--- begin Dataset entries ---

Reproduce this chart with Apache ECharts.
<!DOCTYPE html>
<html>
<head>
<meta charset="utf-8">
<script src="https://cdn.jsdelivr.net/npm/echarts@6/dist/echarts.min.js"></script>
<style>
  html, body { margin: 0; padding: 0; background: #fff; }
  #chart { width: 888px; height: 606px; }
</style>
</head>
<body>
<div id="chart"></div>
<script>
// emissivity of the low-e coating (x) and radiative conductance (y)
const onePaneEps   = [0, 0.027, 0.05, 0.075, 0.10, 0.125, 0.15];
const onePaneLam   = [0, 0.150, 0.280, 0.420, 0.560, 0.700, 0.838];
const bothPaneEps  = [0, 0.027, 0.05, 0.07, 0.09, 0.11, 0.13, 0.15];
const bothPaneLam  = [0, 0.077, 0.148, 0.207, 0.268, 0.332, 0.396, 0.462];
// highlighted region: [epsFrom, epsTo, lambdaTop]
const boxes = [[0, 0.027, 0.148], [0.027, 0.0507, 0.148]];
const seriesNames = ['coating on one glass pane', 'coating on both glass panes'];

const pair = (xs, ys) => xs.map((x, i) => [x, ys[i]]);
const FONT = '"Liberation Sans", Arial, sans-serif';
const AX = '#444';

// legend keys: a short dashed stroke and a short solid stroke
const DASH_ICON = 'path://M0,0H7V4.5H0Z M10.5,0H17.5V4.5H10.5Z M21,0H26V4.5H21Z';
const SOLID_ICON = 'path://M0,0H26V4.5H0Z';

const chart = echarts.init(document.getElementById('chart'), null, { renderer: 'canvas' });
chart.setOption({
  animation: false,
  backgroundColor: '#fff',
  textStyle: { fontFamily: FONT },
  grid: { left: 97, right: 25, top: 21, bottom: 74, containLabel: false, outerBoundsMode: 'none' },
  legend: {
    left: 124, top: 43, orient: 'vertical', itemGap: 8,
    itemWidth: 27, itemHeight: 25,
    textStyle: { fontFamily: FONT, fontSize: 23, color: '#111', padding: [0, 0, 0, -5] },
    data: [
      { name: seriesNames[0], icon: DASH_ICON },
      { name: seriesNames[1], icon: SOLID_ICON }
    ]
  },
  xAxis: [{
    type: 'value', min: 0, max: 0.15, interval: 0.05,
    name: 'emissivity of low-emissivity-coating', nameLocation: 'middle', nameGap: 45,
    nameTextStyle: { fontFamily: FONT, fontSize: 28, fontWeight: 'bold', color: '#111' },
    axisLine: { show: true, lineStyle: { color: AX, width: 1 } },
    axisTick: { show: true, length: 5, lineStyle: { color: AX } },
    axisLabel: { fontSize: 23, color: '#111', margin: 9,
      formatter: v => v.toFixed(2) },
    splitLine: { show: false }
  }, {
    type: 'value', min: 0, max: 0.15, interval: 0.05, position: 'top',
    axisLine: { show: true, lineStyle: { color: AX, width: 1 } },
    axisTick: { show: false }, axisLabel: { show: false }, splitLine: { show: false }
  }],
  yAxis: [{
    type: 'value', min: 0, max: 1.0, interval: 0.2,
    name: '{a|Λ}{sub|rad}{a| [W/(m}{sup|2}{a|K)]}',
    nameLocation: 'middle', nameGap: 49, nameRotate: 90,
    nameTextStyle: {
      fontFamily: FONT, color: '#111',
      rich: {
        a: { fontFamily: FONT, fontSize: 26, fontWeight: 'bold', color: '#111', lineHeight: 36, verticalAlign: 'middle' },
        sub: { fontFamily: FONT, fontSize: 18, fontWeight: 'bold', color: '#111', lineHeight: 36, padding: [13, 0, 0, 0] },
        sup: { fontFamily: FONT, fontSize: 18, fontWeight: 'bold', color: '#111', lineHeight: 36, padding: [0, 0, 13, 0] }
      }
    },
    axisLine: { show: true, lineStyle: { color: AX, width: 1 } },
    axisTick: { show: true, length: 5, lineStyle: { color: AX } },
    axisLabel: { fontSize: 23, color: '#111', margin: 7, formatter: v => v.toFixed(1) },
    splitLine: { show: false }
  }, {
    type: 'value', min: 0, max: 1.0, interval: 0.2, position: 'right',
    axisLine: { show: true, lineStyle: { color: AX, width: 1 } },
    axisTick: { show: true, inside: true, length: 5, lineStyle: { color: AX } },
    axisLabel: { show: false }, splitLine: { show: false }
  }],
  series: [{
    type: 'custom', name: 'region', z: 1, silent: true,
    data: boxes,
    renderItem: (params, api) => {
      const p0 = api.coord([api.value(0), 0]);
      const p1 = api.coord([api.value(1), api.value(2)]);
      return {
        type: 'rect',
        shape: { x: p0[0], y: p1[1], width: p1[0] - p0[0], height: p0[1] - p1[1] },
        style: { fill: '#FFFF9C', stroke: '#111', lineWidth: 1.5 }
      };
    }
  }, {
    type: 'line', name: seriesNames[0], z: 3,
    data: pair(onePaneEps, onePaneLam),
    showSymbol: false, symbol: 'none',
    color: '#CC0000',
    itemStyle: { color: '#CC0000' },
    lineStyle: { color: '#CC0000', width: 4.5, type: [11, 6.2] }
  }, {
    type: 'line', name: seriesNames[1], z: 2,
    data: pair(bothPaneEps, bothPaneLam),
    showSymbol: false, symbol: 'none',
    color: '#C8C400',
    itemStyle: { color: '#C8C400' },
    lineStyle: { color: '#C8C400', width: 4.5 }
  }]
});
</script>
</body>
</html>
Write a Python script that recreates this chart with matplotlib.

--- end Dataset entries ---

**Task:**
Make a list of all lines in the data that contain "this".

**Task result:**
Reproduce this chart with Apache ECharts.
Write a Python script that recreates this chart with matplotlib.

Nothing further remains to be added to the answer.